(INSTRUCTIONS FOR THE TASK): Exactly as written, quote every line that follows, skipping the images.

(GIVEN DATA):
- - - - - - -

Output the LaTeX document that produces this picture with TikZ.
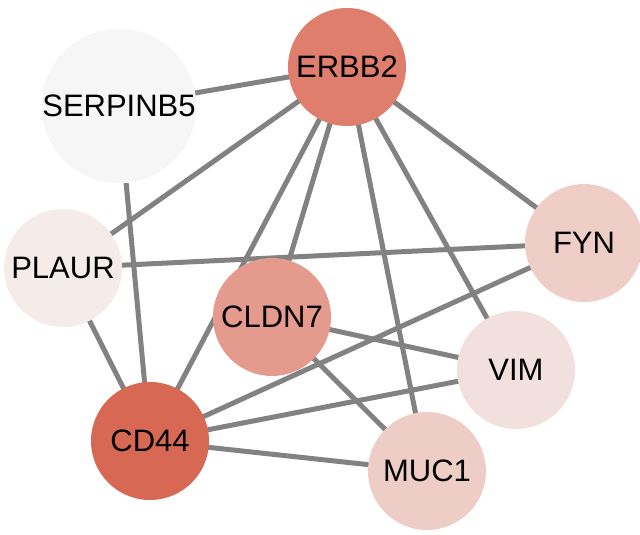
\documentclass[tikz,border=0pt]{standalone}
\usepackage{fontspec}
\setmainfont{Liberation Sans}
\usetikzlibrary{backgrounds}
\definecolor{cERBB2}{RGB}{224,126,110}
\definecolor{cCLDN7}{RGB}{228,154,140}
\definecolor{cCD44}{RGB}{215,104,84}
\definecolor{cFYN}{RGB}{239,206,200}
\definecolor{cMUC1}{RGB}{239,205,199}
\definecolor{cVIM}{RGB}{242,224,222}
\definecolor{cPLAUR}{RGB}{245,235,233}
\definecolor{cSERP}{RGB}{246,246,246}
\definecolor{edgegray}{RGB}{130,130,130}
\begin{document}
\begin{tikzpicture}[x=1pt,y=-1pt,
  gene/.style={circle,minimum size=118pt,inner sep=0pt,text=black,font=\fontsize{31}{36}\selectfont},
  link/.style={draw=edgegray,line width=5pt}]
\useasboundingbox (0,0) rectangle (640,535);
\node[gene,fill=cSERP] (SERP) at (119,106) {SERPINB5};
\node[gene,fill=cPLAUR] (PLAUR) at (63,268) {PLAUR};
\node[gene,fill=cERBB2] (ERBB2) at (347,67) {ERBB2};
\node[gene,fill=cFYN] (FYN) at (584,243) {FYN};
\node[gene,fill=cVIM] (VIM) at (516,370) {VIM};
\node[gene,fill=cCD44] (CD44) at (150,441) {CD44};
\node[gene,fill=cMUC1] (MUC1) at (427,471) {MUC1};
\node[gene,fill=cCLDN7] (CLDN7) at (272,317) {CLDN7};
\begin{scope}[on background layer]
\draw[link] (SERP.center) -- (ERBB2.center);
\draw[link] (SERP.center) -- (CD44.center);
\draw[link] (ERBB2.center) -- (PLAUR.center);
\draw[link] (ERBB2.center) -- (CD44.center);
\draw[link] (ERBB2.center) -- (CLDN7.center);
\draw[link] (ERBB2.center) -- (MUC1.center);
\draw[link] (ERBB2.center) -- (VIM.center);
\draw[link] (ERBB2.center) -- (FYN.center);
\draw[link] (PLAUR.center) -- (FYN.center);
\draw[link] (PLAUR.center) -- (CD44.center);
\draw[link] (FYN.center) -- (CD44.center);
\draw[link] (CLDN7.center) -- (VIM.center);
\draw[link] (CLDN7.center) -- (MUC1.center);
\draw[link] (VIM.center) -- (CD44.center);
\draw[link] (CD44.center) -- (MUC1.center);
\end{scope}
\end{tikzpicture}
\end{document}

- - - - - - -

(FULL SOLUTION):
Output the LaTeX document that produces this picture with TikZ.
\documentclass[tikz,border=0pt]{standalone}
\usepackage{fontspec}
\setmainfont{Liberation Sans}
\usetikzlibrary{backgrounds}
\definecolor{cERBB2}{RGB}{224,126,110}
\definecolor{cCLDN7}{RGB}{228,154,140}
\definecolor{cCD44}{RGB}{215,104,84}
\definecolor{cFYN}{RGB}{239,206,200}
\definecolor{cMUC1}{RGB}{239,205,199}
\definecolor{cVIM}{RGB}{242,224,222}
\definecolor{cPLAUR}{RGB}{245,235,233}
\definecolor{cSERP}{RGB}{246,246,246}
\definecolor{edgegray}{RGB}{130,130,130}
\begin{document}
\begin{tikzpicture}[x=1pt,y=-1pt,
  gene/.style={circle,minimum size=118pt,inner sep=0pt,text=black,font=\fontsize{31}{36}\selectfont},
  link/.style={draw=edgegray,line width=5pt}]
\useasboundingbox (0,0) rectangle (640,535);
\node[gene,fill=cSERP] (SERP) at (119,106) {SERPINB5};
\node[gene,fill=cPLAUR] (PLAUR) at (63,268) {PLAUR};
\node[gene,fill=cERBB2] (ERBB2) at (347,67) {ERBB2};
\node[gene,fill=cFYN] (FYN) at (584,243) {FYN};
\node[gene,fill=cVIM] (VIM) at (516,370) {VIM};
\node[gene,fill=cCD44] (CD44) at (150,441) {CD44};
\node[gene,fill=cMUC1] (MUC1) at (427,471) {MUC1};
\node[gene,fill=cCLDN7] (CLDN7) at (272,317) {CLDN7};
\begin{scope}[on background layer]
\draw[link] (SERP.center) -- (ERBB2.center);
\draw[link] (SERP.center) -- (CD44.center);
\draw[link] (ERBB2.center) -- (PLAUR.center);
\draw[link] (ERBB2.center) -- (CD44.center);
\draw[link] (ERBB2.center) -- (CLDN7.center);
\draw[link] (ERBB2.center) -- (MUC1.center);
\draw[link] (ERBB2.center) -- (VIM.center);
\draw[link] (ERBB2.center) -- (FYN.center);
\draw[link] (PLAUR.center) -- (FYN.center);
\draw[link] (PLAUR.center) -- (CD44.center);
\draw[link] (FYN.center) -- (CD44.center);
\draw[link] (CLDN7.center) -- (VIM.center);
\draw[link] (CLDN7.center) -- (MUC1.center);
\draw[link] (VIM.center) -- (CD44.center);
\draw[link] (CD44.center) -- (MUC1.center);
\end{scope}
\end{tikzpicture}
\end{document}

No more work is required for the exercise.